-------- Data lines

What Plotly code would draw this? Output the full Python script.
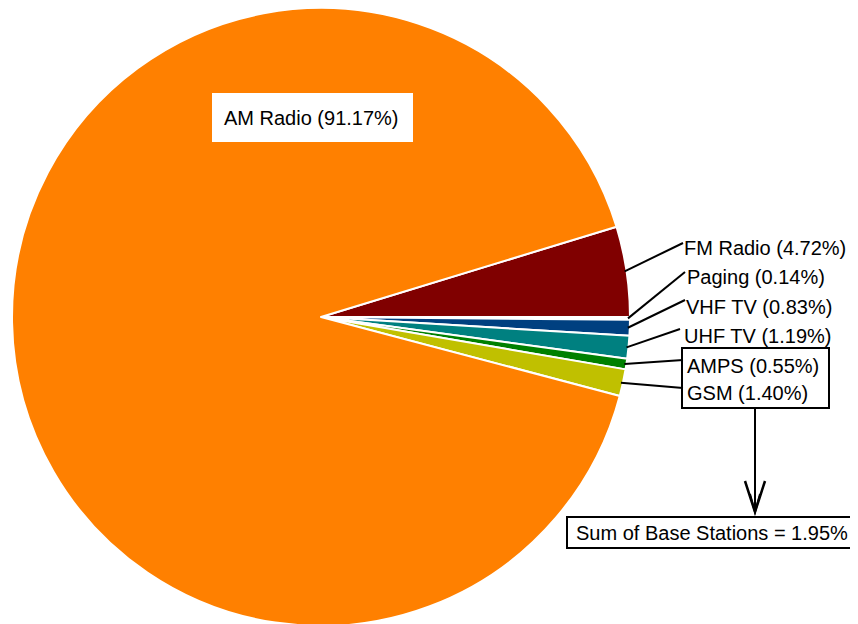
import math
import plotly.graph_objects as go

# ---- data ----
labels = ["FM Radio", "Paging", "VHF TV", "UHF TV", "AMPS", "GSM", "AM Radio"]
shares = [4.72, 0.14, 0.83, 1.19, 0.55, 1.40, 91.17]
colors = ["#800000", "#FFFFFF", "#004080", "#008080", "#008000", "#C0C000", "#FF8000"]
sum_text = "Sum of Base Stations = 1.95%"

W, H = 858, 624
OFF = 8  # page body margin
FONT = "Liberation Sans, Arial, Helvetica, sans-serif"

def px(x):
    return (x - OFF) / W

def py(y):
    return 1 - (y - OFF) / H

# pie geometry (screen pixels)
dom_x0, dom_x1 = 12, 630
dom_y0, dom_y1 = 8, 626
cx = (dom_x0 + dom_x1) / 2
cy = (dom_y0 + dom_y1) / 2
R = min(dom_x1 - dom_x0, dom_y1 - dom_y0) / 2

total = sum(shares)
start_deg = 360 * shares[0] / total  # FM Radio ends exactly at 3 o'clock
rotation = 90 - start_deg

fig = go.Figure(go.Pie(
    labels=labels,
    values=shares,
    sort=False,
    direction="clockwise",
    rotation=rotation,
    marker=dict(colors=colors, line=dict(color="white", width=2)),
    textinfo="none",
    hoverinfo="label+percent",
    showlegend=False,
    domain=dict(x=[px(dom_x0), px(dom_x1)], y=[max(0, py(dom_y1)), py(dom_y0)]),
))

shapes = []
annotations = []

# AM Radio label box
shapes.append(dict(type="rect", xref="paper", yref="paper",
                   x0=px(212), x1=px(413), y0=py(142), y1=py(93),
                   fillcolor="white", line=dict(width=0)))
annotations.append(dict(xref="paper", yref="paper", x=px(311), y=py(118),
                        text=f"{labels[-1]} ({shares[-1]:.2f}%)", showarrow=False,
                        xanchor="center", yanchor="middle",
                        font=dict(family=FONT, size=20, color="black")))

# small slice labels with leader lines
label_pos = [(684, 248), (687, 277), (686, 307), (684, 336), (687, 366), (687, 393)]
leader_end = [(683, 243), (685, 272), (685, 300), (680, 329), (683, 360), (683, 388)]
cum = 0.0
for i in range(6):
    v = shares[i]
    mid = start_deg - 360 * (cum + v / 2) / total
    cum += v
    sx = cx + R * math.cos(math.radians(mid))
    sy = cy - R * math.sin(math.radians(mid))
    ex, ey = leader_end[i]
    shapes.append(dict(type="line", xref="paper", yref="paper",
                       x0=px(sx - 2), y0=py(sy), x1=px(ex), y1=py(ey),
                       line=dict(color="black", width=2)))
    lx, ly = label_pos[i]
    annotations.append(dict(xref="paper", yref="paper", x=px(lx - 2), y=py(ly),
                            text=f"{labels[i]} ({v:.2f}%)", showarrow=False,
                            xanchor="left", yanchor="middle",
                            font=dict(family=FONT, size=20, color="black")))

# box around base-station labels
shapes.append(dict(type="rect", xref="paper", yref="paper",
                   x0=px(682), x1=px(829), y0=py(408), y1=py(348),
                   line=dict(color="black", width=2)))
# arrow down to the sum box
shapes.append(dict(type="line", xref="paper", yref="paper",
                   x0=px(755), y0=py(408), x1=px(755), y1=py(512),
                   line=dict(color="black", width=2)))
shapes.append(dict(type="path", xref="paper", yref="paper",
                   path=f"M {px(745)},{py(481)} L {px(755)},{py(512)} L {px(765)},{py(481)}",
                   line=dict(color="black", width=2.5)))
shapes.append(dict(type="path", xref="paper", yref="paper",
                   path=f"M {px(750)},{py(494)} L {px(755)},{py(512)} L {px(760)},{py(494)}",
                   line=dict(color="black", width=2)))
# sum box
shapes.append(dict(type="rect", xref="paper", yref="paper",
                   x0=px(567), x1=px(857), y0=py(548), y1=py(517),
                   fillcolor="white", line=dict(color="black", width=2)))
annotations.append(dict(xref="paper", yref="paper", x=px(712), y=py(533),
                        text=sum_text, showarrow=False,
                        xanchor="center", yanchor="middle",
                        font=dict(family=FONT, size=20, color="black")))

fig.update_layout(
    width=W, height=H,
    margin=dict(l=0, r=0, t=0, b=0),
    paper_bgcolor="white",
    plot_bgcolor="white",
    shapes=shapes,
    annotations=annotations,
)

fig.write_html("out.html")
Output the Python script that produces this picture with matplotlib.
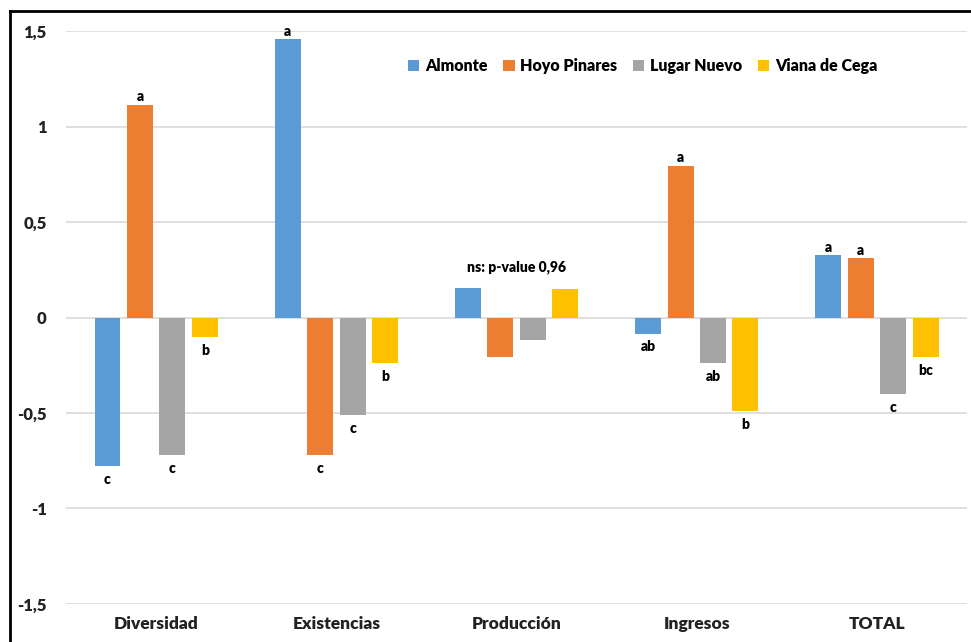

----------------

**Exercise details**
Print all the records again exactly; do not include any picture.

**Task response**
What Plotly code would draw this? Output the full Python script.
import math
import plotly.graph_objects as go

# ---- data ----
labels = ["FM Radio", "Paging", "VHF TV", "UHF TV", "AMPS", "GSM", "AM Radio"]
shares = [4.72, 0.14, 0.83, 1.19, 0.55, 1.40, 91.17]
colors = ["#800000", "#FFFFFF", "#004080", "#008080", "#008000", "#C0C000", "#FF8000"]
sum_text = "Sum of Base Stations = 1.95%"

W, H = 858, 624
OFF = 8  # page body margin
FONT = "Liberation Sans, Arial, Helvetica, sans-serif"

def px(x):
    return (x - OFF) / W

def py(y):
    return 1 - (y - OFF) / H

# pie geometry (screen pixels)
dom_x0, dom_x1 = 12, 630
dom_y0, dom_y1 = 8, 626
cx = (dom_x0 + dom_x1) / 2
cy = (dom_y0 + dom_y1) / 2
R = min(dom_x1 - dom_x0, dom_y1 - dom_y0) / 2

total = sum(shares)
start_deg = 360 * shares[0] / total  # FM Radio ends exactly at 3 o'clock
rotation = 90 - start_deg

fig = go.Figure(go.Pie(
    labels=labels,
    values=shares,
    sort=False,
    direction="clockwise",
    rotation=rotation,
    marker=dict(colors=colors, line=dict(color="white", width=2)),
    textinfo="none",
    hoverinfo="label+percent",
    showlegend=False,
    domain=dict(x=[px(dom_x0), px(dom_x1)], y=[max(0, py(dom_y1)), py(dom_y0)]),
))

shapes = []
annotations = []

# AM Radio label box
shapes.append(dict(type="rect", xref="paper", yref="paper",
                   x0=px(212), x1=px(413), y0=py(142), y1=py(93),
                   fillcolor="white", line=dict(width=0)))
annotations.append(dict(xref="paper", yref="paper", x=px(311), y=py(118),
                        text=f"{labels[-1]} ({shares[-1]:.2f}%)", showarrow=False,
                        xanchor="center", yanchor="middle",
                        font=dict(family=FONT, size=20, color="black")))

# small slice labels with leader lines
label_pos = [(684, 248), (687, 277), (686, 307), (684, 336), (687, 366), (687, 393)]
leader_end = [(683, 243), (685, 272), (685, 300), (680, 329), (683, 360), (683, 388)]
cum = 0.0
for i in range(6):
    v = shares[i]
    mid = start_deg - 360 * (cum + v / 2) / total
    cum += v
    sx = cx + R * math.cos(math.radians(mid))
    sy = cy - R * math.sin(math.radians(mid))
    ex, ey = leader_end[i]
    shapes.append(dict(type="line", xref="paper", yref="paper",
                       x0=px(sx - 2), y0=py(sy), x1=px(ex), y1=py(ey),
                       line=dict(color="black", width=2)))
    lx, ly = label_pos[i]
    annotations.append(dict(xref="paper", yref="paper", x=px(lx - 2), y=py(ly),
                            text=f"{labels[i]} ({v:.2f}%)", showarrow=False,
                            xanchor="left", yanchor="middle",
                            font=dict(family=FONT, size=20, color="black")))

# box around base-station labels
shapes.append(dict(type="rect", xref="paper", yref="paper",
                   x0=px(682), x1=px(829), y0=py(408), y1=py(348),
                   line=dict(color="black", width=2)))
# arrow down to the sum box
shapes.append(dict(type="line", xref="paper", yref="paper",
                   x0=px(755), y0=py(408), x1=px(755), y1=py(512),
                   line=dict(color="black", width=2)))
shapes.append(dict(type="path", xref="paper", yref="paper",
                   path=f"M {px(745)},{py(481)} L {px(755)},{py(512)} L {px(765)},{py(481)}",
                   line=dict(color="black", width=2.5)))
shapes.append(dict(type="path", xref="paper", yref="paper",
                   path=f"M {px(750)},{py(494)} L {px(755)},{py(512)} L {px(760)},{py(494)}",
                   line=dict(color="black", width=2)))
# sum box
shapes.append(dict(type="rect", xref="paper", yref="paper",
                   x0=px(567), x1=px(857), y0=py(548), y1=py(517),
                   fillcolor="white", line=dict(color="black", width=2)))
annotations.append(dict(xref="paper", yref="paper", x=px(712), y=py(533),
                        text=sum_text, showarrow=False,
                        xanchor="center", yanchor="middle",
                        font=dict(family=FONT, size=20, color="black")))

fig.update_layout(
    width=W, height=H,
    margin=dict(l=0, r=0, t=0, b=0),
    paper_bgcolor="white",
    plot_bgcolor="white",
    shapes=shapes,
    annotations=annotations,
)

fig.write_html("out.html")
Output the Python script that produces this picture with matplotlib.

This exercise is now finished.